On the other side, there is the increase in consumption. I am personally not at all convinced that this would occur, in most countries of the world, those in which the drug trade is already consolidated. I am on the contrary convinced that the consumption today is significantly more consistent than "normal", and that it would occur in conditions of easy purchase of the drugs through legal channels, in all the countries in which the commercial networks of the drug trade have developed their presence. In Europe as in the US, today, there is an extensive sales network, which goes from the clandestine offer in a square or a dark alley, to a highly efficient door to door system for the privileged classes. Any drug addict today sells drugs, and therefore proselytize, in order to provide himself with money. Most people today enter a drug circuit to sell drugs, more than to use it, in many situations.
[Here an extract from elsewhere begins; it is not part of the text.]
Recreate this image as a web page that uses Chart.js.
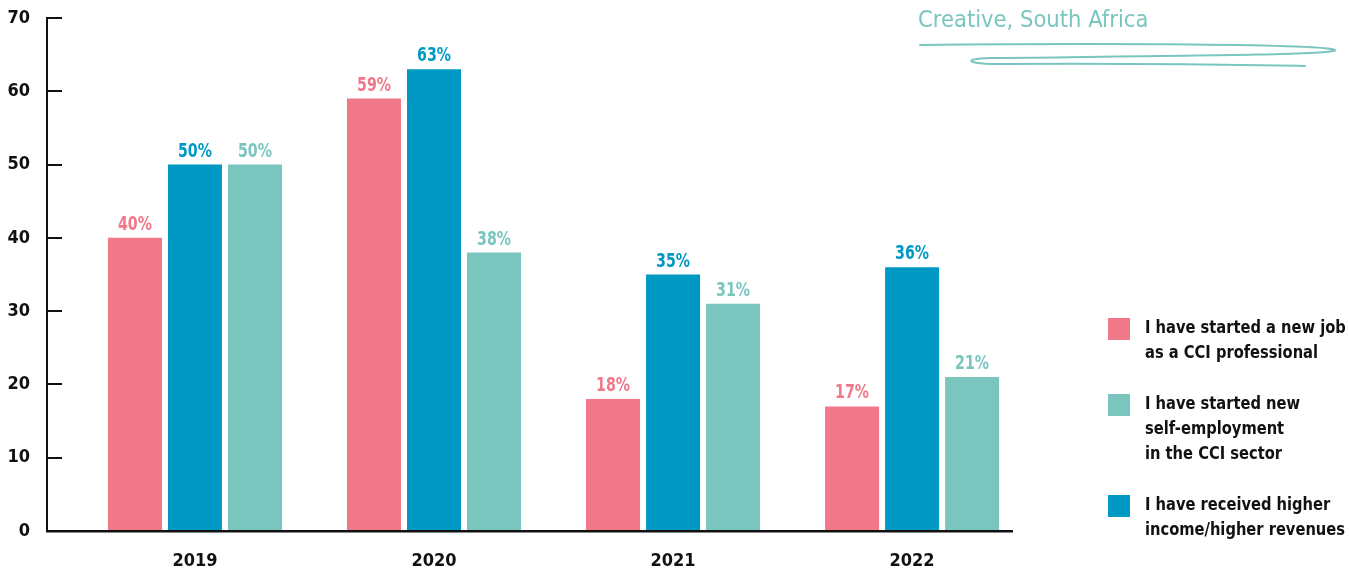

But let us take an increase in consumption for granted. We then have to deal with the indexes referring to the quality of life, as I mentioned in my last intervention, and which Laura Terni had excellently portrayed in her apology. Tedoldi had replied with an equally plausible argument. But the fact is, that today only Tedoldi's story is possible, whereas tomorrow stories such as the one told by Laura will be possible. To consume a substance that can cause damage to the body, in conditions of relative sanitary safeness is possible only if there is a quality control, a quantity control and the guarantee of the producer's honesty. To die of overdose is a possibility linked to the use of heroin, just as the possibility of dying in an accident caused by excessive speed is a possibility related to the use of a car. What we want is that doses of heroin comparable to cars without brakes were no longer available on the market.